## Given task
Omit every picture, and retype the lines that run from the beginning of the data below through the line containing "import * as", inclusive.

## Provided data
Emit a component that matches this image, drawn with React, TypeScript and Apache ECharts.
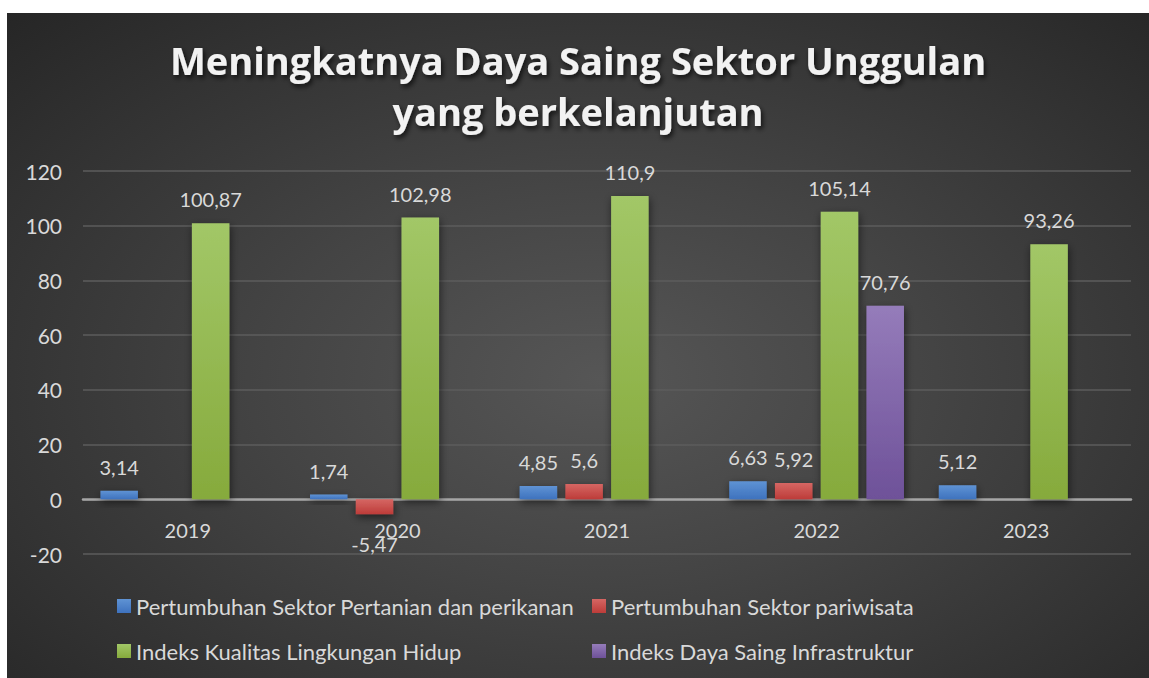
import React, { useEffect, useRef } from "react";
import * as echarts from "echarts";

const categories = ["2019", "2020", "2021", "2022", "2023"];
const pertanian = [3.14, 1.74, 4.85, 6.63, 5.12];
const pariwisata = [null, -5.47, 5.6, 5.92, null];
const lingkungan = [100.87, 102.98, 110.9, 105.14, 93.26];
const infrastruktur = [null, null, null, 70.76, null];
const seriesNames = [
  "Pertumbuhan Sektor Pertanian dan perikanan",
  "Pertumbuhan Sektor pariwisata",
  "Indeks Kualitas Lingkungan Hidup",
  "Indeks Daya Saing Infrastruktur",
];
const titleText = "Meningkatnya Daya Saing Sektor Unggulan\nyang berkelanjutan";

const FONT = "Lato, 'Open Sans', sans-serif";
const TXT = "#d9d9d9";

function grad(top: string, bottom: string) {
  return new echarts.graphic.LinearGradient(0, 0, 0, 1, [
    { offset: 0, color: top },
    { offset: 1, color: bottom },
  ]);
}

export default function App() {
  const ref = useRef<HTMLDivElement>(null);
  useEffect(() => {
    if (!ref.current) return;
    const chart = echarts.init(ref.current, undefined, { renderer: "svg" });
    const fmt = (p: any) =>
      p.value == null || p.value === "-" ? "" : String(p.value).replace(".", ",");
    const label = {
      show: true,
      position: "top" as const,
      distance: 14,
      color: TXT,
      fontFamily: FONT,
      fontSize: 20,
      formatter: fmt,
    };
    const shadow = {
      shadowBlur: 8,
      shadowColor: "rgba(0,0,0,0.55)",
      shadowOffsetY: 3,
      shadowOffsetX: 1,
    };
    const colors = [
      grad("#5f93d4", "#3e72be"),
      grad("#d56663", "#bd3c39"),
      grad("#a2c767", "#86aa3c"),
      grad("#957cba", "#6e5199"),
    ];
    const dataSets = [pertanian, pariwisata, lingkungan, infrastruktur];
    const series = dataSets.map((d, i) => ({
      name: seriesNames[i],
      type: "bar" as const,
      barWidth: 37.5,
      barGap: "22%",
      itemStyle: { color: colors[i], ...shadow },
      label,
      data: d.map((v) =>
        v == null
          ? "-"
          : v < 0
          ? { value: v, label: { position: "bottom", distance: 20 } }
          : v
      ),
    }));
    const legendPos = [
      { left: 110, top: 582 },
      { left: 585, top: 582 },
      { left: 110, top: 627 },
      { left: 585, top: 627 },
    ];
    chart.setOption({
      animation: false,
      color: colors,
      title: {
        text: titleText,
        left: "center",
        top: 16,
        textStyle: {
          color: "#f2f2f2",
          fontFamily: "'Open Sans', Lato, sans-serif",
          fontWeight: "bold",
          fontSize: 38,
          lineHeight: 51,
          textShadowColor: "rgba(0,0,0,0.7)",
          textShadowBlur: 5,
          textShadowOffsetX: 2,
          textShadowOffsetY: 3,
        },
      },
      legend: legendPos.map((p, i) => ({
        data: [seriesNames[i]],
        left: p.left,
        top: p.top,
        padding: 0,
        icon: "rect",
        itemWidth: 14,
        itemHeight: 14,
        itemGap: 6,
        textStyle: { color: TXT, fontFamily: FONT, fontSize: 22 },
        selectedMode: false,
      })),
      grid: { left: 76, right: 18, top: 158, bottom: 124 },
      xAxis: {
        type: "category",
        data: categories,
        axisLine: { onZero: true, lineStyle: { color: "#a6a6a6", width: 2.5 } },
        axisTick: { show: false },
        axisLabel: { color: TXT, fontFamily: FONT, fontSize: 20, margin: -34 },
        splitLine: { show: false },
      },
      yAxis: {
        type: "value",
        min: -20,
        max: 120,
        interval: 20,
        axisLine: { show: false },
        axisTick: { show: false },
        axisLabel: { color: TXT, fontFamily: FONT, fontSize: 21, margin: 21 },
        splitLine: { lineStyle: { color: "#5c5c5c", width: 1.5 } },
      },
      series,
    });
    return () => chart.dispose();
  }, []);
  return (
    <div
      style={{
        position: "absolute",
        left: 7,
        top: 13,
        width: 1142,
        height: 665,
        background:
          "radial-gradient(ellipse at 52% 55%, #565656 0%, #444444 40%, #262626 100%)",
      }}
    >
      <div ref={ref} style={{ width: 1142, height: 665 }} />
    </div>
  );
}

## Answer to the task
Emit a component that matches this image, drawn with React, TypeScript and Apache ECharts.
import React, { useEffect, useRef } from "react";
import * as echarts from "echarts";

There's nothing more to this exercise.